Помимо всех этих прелестей нельзя забывать, что вторжение великих держав на китайские рынки довело китайскую экономику, и без того дышавшую на ладан от последствий тайписнкого восстания и многочисленных контрибуций, вообще до предпиздецового состояния. Стоимость серебра летела вниз, инфляция вместе с ценами стремительным домкратом взлетала вверх. В период с 1892 по 1898 года цены на муку и рис в Пекине и Шанхае выросли в два раза. Местное производство разваливалось ко всем чертям не в состоянии конкурировать с иностранной продукцией. Импортный уголь стоил дешевле, чем местный. Легкая промышленность чавкнула жопой: в одной только Сычуани ежегодно продавалось по семьсот тысяч рубашек из Англии.
Своеобразным контрольным выстрелом стали стихийные бедствия, ознаменовавшие в Китае конец XIX века. В 1898 году в Сычуани, житнице всей Империи, случился чудовищный неурожай, в Анхуэй, Цзянсу и Цзянси разливы рек.
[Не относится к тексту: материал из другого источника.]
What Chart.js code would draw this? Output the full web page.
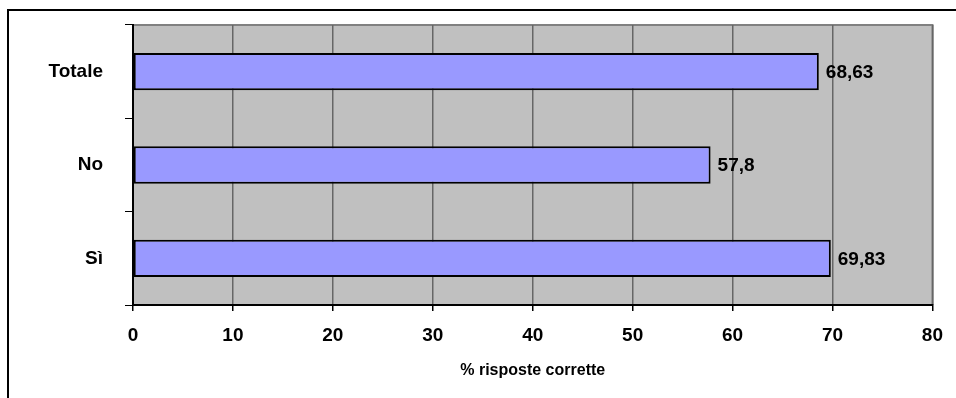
<!DOCTYPE html>
<html>
<head>
<meta charset="utf-8">
<script src="https://cdn.jsdelivr.net/npm/chart.js@4"></script>
<style>
  html, body { margin: 0; padding: 0; background: #ffffff; }
  #wrap { width: 956px; height: 398px; position: relative; }
</style>
</head>
<body>
<div id="wrap"><canvas id="c"></canvas></div>
<script>
// Risposte corrette per gruppo
const categories = ['Totale', 'No', 'Sì'];
const correctPct = [68.63, 57.8, 69.83];
const xTicks = [0, 10, 20, 30, 40, 50, 60, 70, 80];
const xTitle = '% risposte corrette';

const FONT = '"Liberation Sans", Arial, sans-serif';

// Gray plot background, gray top edge, and the outer frame lines
const frame = {
  id: 'frame',
  beforeDraw(chart) {
    const { ctx, chartArea: a } = chart;
    ctx.save();
    ctx.fillStyle = '#ffffff';
    ctx.fillRect(0, 0, chart.width, chart.height);
    ctx.fillStyle = '#c0c0c0';
    ctx.fillRect(a.left, a.top, a.right - a.left, a.bottom - a.top);
    ctx.strokeStyle = '#808080';
    ctx.lineWidth = 2;
    ctx.beginPath();
    ctx.moveTo(a.left, a.top);
    ctx.lineTo(a.right, a.top);
    ctx.lineTo(a.right, a.bottom);
    ctx.stroke();
    ctx.strokeStyle = '#000000';
    ctx.lineWidth = 2;
    ctx.beginPath();
    ctx.moveTo(8, chart.height + 5);
    ctx.lineTo(8, 10);
    ctx.lineTo(chart.width + 5, 10);
    ctx.stroke();
    ctx.restore();
  }
};

// Value labels to the right of each bar, with decimal comma
const valueLabels = {
  id: 'valueLabels',
  afterDatasetsDraw(chart) {
    const { ctx } = chart;
    const meta = chart.getDatasetMeta(0);
    const data = chart.data.datasets[0].data;
    ctx.save();
    ctx.font = 'bold 19px ' + FONT;
    ctx.fillStyle = '#000000';
    ctx.textAlign = 'left';
    ctx.textBaseline = 'middle';
    meta.data.forEach((bar, i) => {
      const txt = String(data[i]).replace('.', ',');
      ctx.fillText(txt, bar.x + 7, bar.y + 1);
    });
    ctx.restore();
  }
};

new Chart(document.getElementById('c'), {
  type: 'bar',
  data: {
    labels: categories,
    datasets: [{
      data: correctPct,
      backgroundColor: '#9999ff',
      borderColor: '#000000',
      borderWidth: 2,
      borderSkipped: false,
      barPercentage: 0.4,
      categoryPercentage: 1.0
    }]
  },
  options: {
    indexAxis: 'y',
    responsive: true,
    maintainAspectRatio: false,
    animation: false,
    layout: { padding: { top: 25, right: 23, left: 0, bottom: 0 } },
    plugins: {
      legend: { display: false },
      title: { display: false },
      tooltip: { enabled: false }
    },
    scales: {
      x: {
        type: 'linear',
        min: 0,
        max: 80,
        afterBuildTicks(scale) {
          scale.ticks = xTicks.map(v => ({ value: v }));
        },
        afterFit(scale) { scale.height = 93; },
        grid: {
          color: '#666666',
          lineWidth: 1.5,
          drawTicks: true,
          tickLength: 6,
          tickColor: '#000000'
        },
        border: { display: true, color: '#000000', width: 2 },
        ticks: {
          color: '#000000',
          font: { family: FONT, size: 19, weight: 'bold' },
          padding: 13,
          maxRotation: 0
        },
        title: {
          display: true,
          text: xTitle,
          color: '#000000',
          font: { family: FONT, size: 16, weight: 'bold' },
          padding: { top: 0, bottom: 18 }
        }
      },
      y: {
        afterFit(scale) {
          scale.width = 133;
          scale.paddingTop = 0;
          scale.paddingBottom = 0;
        },
        grid: {
          offset: true,
          drawOnChartArea: false,
          drawTicks: true,
          tickLength: 8,
          color: '#000000',
          lineWidth: 1
        },
        border: { display: true, color: '#000000', width: 2 },
        ticks: {
          color: '#000000',
          font: { family: FONT, size: 19, weight: 'bold' },
          padding: 22
        }
      }
    }
  },
  plugins: [frame, valueLabels]
});
</script>
</body>
</html>
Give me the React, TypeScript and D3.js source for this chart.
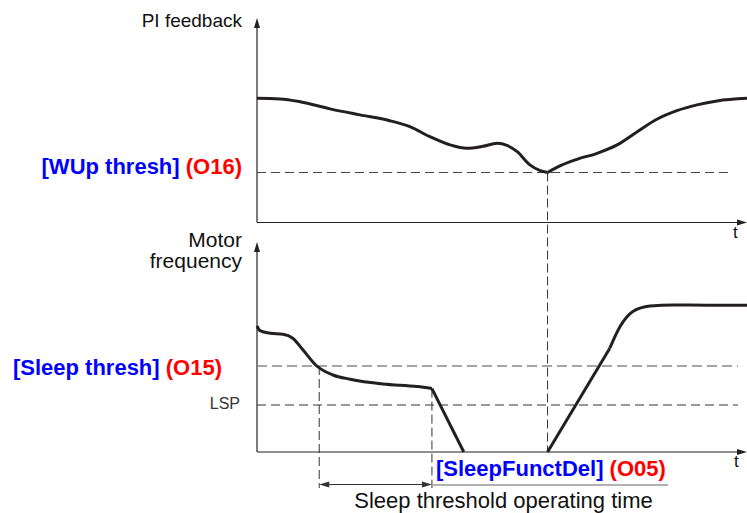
import * as d3 from "d3";

// PI feedback curve (time in % of window, value in % of panel height)
const piTime = [0, 4.7, 8.8, 14.9, 21.0, 27.1, 31.2, 35.3, 39.4, 42.8, 46.1, 49.0, 51.0, 53.1, 55.7, 57.8, 59.3, 61.2, 65.3, 69.4, 73.5, 77.6, 81.6, 85.7, 89.8, 93.9, 100];
const piValue = [62.1, 61.8, 60.4, 56.8, 53.8, 50.9, 47.9, 42.9, 38.8, 37.1, 38.1, 39.6, 38.6, 35.4, 28.8, 25.9, 25, 27.6, 31.6, 34.6, 38.8, 45.4, 51.6, 55.9, 58.8, 60.8, 62.1];

// motor frequency curve
const freqTime = [0, 0.6, 2.7, 5.3, 7.3, 9.4, 12.2, 15.5, 19.0, 25.7, 32.7, 35.7, 42.2, 59.3, 72.0, 74.1, 76.7, 80.2, 84.9, 91.8, 100];
const freqValue = [63, 60.7, 59.4, 58.9, 56.9, 51, 43, 38.5, 36.4, 34, 32.7, 31.7, 0, 0, 51.9, 62.7, 70.2, 73, 73.5, 73.4, 73.4];

const wakeThreshold = 25;
const sleepThreshold = 43;
const lspLevel = 23.5;
const sleepCrossTime = 12.7;
const rampDownTime = 35.7;
const stopTime = 42.2;
const wakeTime = 59.3;
const rampUpEndTime = 72.0;

const W = 747;
const H = 513;
const FONT = "'Liberation Sans', Arial, sans-serif";
const INK = "#231f20";
const BLUE = "#0000ff";
const RED = "#ff0000";

type Pt = [number, number];

export default function App() {
  const x = d3.scaleLinear().domain([0, 100]).range([257, 747]);
  const yTop = d3.scaleLinear().domain([0, 100]).range([222.5, 22.5]);
  const yBot = d3.scaleLinear().domain([0, 100]).range([452, 252]);

  const piPts: Pt[] = piTime.map((t, i) => [t, piValue[i]]);
  const freqPts: Pt[] = freqTime.map((t, i) => [t, freqValue[i]]);
  const pick = (pts: Pt[], a: number, b: number) => pts.filter(p => p[0] >= a && p[0] <= b);

  const topLine = d3.line<Pt>().x(d => x(d[0])).y(d => yTop(d[1])).curve(d3.curveMonotoneX);
  const botSmooth = d3.line<Pt>().x(d => x(d[0])).y(d => yBot(d[1])).curve(d3.curveMonotoneX);
  const botLinear = d3.line<Pt>().x(d => x(d[0])).y(d => yBot(d[1]));

  const piSegments = [pick(piPts, 0, wakeTime), pick(piPts, wakeTime, 100)].map(s => topLine(s));
  const freqSegments = [
    botSmooth(pick(freqPts, 0, rampDownTime)),
    botLinear(pick(freqPts, rampDownTime, stopTime)),
    botLinear(pick(freqPts, wakeTime, rampUpEndTime)),
    botSmooth(pick(freqPts, rampUpEndTime, 100)),
  ];

  const x0 = x(0);
  const topAxisY = yTop(0);
  const botAxisY = yBot(0);
  const upArrow = (ax: number, ay: number) => `M${ax},${ay}L${ax - 3},${ay + 10}L${ax + 3},${ay + 10}Z`;
  const rightArrow = (ax: number, ay: number) => `M${ax},${ay}L${ax - 10},${ay - 3}L${ax - 10},${ay + 3}Z`;
  const leftArrow = (ax: number, ay: number) => `M${ax},${ay}L${ax + 10},${ay - 3}L${ax + 10},${ay + 3}Z`;

  const xSleep = x(sleepCrossTime);
  const xRamp = x(rampDownTime);
  const xWake = x(wakeTime);
  const rampY = yBot(freqValue[freqTime.indexOf(rampDownTime)]);
  const spanY = 484.5;

  return (
    <svg width={W} height={H} style={{ position: "absolute", left: 0, top: 0, background: "#fff" }} fontFamily={FONT}>
      {/* axes */}
      <g stroke="#222" strokeWidth={1.2} fill="none">
        <line x1={x0} x2={x0} y1={topAxisY} y2={25} />
        <line x1={x0} x2={740} y1={topAxisY} y2={topAxisY} />
        <line x1={x0} x2={x0} y1={botAxisY} y2={249} />
        <line x1={x0} x2={740} y1={botAxisY} y2={botAxisY} />
      </g>
      <g fill="#222">
        <path d={upArrow(x0, 18)} />
        <path d={rightArrow(747, topAxisY)} />
        <path d={upArrow(x0, 242)} />
        <path d={rightArrow(747, botAxisY)} />
      </g>

      {/* threshold lines */}
      <line x1={x0} x2={733} y1={yTop(wakeThreshold)} y2={yTop(wakeThreshold)} stroke="#444" strokeWidth={1} strokeDasharray="9 5" />
      <line x1={x0} x2={738} y1={yBot(sleepThreshold)} y2={yBot(sleepThreshold)} stroke="#888" strokeWidth={1.3} strokeDasharray="10 5" />
      <line x1={x0} x2={738} y1={yBot(lspLevel)} y2={yBot(lspLevel)} stroke="#333" strokeWidth={1} strokeDasharray="9 5" />

      {/* event markers */}
      <g stroke="#333" strokeWidth={1} strokeDasharray="9 4">
        <line x1={xWake} x2={xWake} y1={yTop(wakeThreshold)} y2={botAxisY} />
        <line x1={xSleep} x2={xSleep} y1={yBot(sleepThreshold)} y2={488} />
        <line x1={xRamp} x2={xRamp} y1={rampY} y2={488} />
      </g>
      <line x1={xSleep + 8} x2={xRamp - 8} y1={spanY} y2={spanY} stroke="#333" strokeWidth={1} />
      <path d={leftArrow(xSleep, spanY)} fill="#333" />
      <path d={rightArrow(xRamp, spanY)} fill="#333" />
      <line x1={xRamp} x2={668} y1={485} y2={485} stroke="#999" strokeWidth={1.5} />

      {/* curves */}
      <g stroke={INK} strokeWidth={3} fill="none" strokeLinejoin="round">
        {piSegments.map((d, i) => <path key={"pi" + i} d={d ?? ""} />)}
        {freqSegments.map((d, i) => <path key={"f" + i} d={d ?? ""} />)}
      </g>

      {/* labels */}
      <g fill="#111" fontSize={21}>
        <text x={242} y={27} textAnchor="end" fontSize={19}>PI feedback</text>
        <text x={242} y={247} textAnchor="end">Motor</text>
        <text x={242} y={268} textAnchor="end">frequency</text>
        <text x={733} y={238} fontSize={17}>t</text>
        <text x={734} y={467} fontSize={17}>t</text>
        <text x={240} y={409} textAnchor="end" fontSize={16} fill="#333">LSP</text>
        <text x={503.5} y={508} textAnchor="middle" fontSize={22}>Sleep threshold operating time</text>
      </g>
      <g fontSize={22} fontWeight="bold">
        <text x={242} y={174} textAnchor="end">
          <tspan fill={BLUE}>[WUp thresh]</tspan>
          <tspan fill={RED}> (O16)</tspan>
        </text>
        <text x={222} y={375} textAnchor="end">
          <tspan fill={BLUE}>[Sleep thresh]</tspan>
          <tspan fill={RED}> (O15)</tspan>
        </text>
        <text x={436} y={476}>
          <tspan fill={BLUE}>[SleepFunctDel]</tspan>
          <tspan fill={RED}> (O05)</tspan>
        </text>
      </g>
    </svg>
  );
}
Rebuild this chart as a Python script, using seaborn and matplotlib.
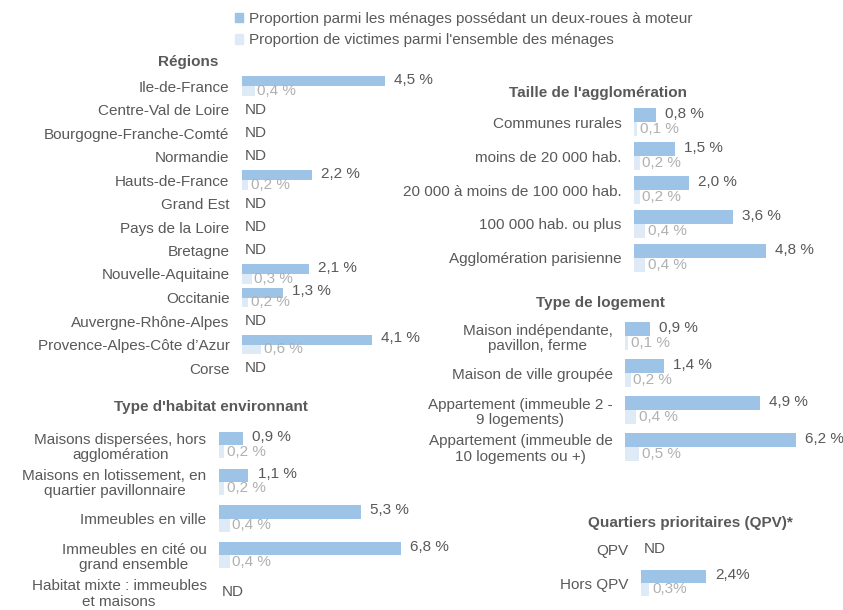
import numpy as np
import pandas as pd
import matplotlib
matplotlib.use("Agg")
import matplotlib.pyplot as plt
from matplotlib.patches import Patch
import seaborn as sns

sns.set_style("white")
plt.rcParams['font.family'] = ['Liberation Sans', 'DejaVu Sans']

nan = np.nan
series = ["Proportion parmi les ménages possédant un deux-roues à moteur",
          "Proportion de victimes parmi l'ensemble des ménages"]

regions = ["Ile-de-France", "Centre-Val de Loire", "Bourgogne-Franche-Comté", "Normandie",
           "Hauts-de-France", "Grand Est", "Pays de la Loire", "Bretagne",
           "Nouvelle-Aquitaine", "Occitanie", "Auvergne-Rhône-Alpes",
           "Provence-Alpes-Côte d’Azur", "Corse"]
regions_moto = [4.5, nan, nan, nan, 2.2, nan, nan, nan, 2.1, 1.3, nan, 4.1, nan]
regions_vict = [0.4, nan, nan, nan, 0.2, nan, nan, nan, 0.3, 0.2, nan, 0.6, nan]

taille = ["Communes rurales", "moins de 20 000 hab.", "20 000 à moins de 100 000 hab.",
          "100 000 hab. ou plus", "Agglomération parisienne"]
taille_moto = [0.8, 1.5, 2.0, 3.6, 4.8]
taille_vict = [0.1, 0.2, 0.2, 0.4, 0.4]

logement = ["Maison indépendante,\npavillon, ferme", "Maison de ville groupée",
            "Appartement (immeuble 2 -\n9 logements)", "Appartement (immeuble de\n10 logements ou +)"]
logement_moto = [0.9, 1.4, 4.9, 6.2]
logement_vict = [0.1, 0.2, 0.4, 0.5]

habitat = ["Maisons dispersées, hors\nagglomération", "Maisons en lotissement, en\nquartier pavillonnaire",
           "Immeubles en ville", "Immeubles en cité ou\ngrand ensemble",
           "Habitat mixte : immeubles\net maisons"]
habitat_moto = [0.9, 1.1, 5.3, 6.8, nan]
habitat_vict = [0.2, 0.2, 0.4, 0.4, nan]

qpv = ["QPV", "Hors QPV"]
qpv_moto = [nan, 2.4]
qpv_vict = [nan, 0.3]

DARK = "#9DC3E6"
LIGHT = "#DEEBF7"
TXT = "#595959"
LTXT = "#B0B0B0"
FS = 11

W, H = 843, 610
fig = plt.figure(figsize=(W / 100, H / 100), dpi=100)


def panel(cats, moto, vict, x0, top, bottom, scale, width, title, tx, ty, sep=" "):
    n = len(cats)
    step = (bottom - top) / (n - 1)
    axw = 200
    ax = fig.add_axes([x0 / W, 1 - (bottom + step / 2) / H, axw / W, (bottom - top + step) / H])
    ax.patch.set_visible(False)
    df = pd.DataFrame({
        "cat": cats * 2,
        "val": list(moto) + list(vict),
        "serie": [series[0]] * n + [series[1]] * n,
    })
    sns.barplot(data=df, y="cat", x="val", hue="serie", order=cats, hue_order=series,
                palette=[DARK, LIGHT], saturation=1, width=width, errorbar=None, linewidth=0,
                orient="h", legend=False, ax=ax)
    ax.set_xlim(0, axw / scale)
    ax.set_ylim(n - 0.5, -0.5)
    ax.set_xticks([])
    ax.set_xlabel("")
    ax.set_ylabel("")
    sns.despine(ax=ax, left=True, bottom=True)
    ax.tick_params(axis="y", length=0, pad=9, labelsize=FS, labelcolor=TXT)
    for lab in ax.get_yticklabels():
        lab.set_multialignment("center")
        lab.set_linespacing(1.1)
    for i, (m, v) in enumerate(zip(moto, vict)):
        if np.isnan(m):
            ax.annotate("ND", (0, i), xytext=(2, 0), textcoords="offset points",
                        va="center", ha="left", fontsize=FS, color=TXT)
            continue
        ax.annotate(f"{m:.1f}{sep}%".replace(".", ","), (m, i - width / 4),
                    xytext=(6.5, 1), textcoords="offset points", va="center", ha="left",
                    fontsize=FS, color=TXT)
        ax.annotate(f"{v:.1f}{sep}%".replace(".", ","), (v, i + width / 4),
                    xytext=(2, 0), textcoords="offset points", va="center", ha="left",
                    fontsize=FS, color=LTXT)
    fig.text(tx / W, 1 - ty / H, title, ha="center", va="center", fontsize=FS,
             fontweight="bold", color=TXT)
    return ax


panel(regions, regions_moto, regions_vict, 242, 86, 368, 31.8, 0.83, "Régions", 188, 62)
panel(taille, taille_moto, taille_vict, 634, 122, 258, 27.5, 0.8, "Taille de l'agglomération", 598, 93)
panel(logement, logement_moto, logement_vict, 625, 336, 447, 27.5, 0.76, "Type de logement", 600, 303)
panel(habitat, habitat_moto, habitat_vict, 219, 445, 592, 26.8, 0.72, "Type d'habitat environnant", 211, 407)
panel(qpv, qpv_moto, qpv_vict, 641, 549, 583, 27.0, 0.76, "Quartiers prioritaires (QPV)*", 690, 523, sep="")

fig.legend(handles=[Patch(color=DARK), Patch(color=LIGHT)], labels=series,
           loc="center left", bbox_to_anchor=(235 / W, 1 - 29.5 / H), frameon=False,
           handlelength=0.55, handleheight=0.55, handletextpad=0.35, labelspacing=0.5,
           fontsize=FS, labelcolor=TXT, borderpad=0, borderaxespad=0)

fig.savefig("out.png", dpi=100)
Хуанхэ тоже вышла из берегов, свыше миллиона человек лишились крова, а глубина воды в некоторых зонах затопления составляла почти два метра. В Цзянсу и Хунани правили бал голод и чума. 1899 год прошел ни шатко, ни валко, а в 1900 году началась страшная засуха. Великий канал, протянувшийся от Пекина до Ханчжоу, на многих участках пересох. Крестьяне растаскивали дамбы на кирпичи, а температура воздуха в тени в Пекине переваливала за 40 градусов. В несчастьях винили иностранцев: именно их железные дороги повредили незримые «вены драконов» (龙脉), а шахты исторгли из земли «драгоценное дыхание» (宝气), в результате чего сама природа восстала на человека.
В конце января 1898 года, как раз на Новый год, жители северного Китая с ужасом наблюдали полное солнечное затмение. Даже ребенок знал, что солнечное затмение, особенно на Новый год - знамение грядущих страшных потрясений. И эти страшные потрясения не преминули воспоследовать.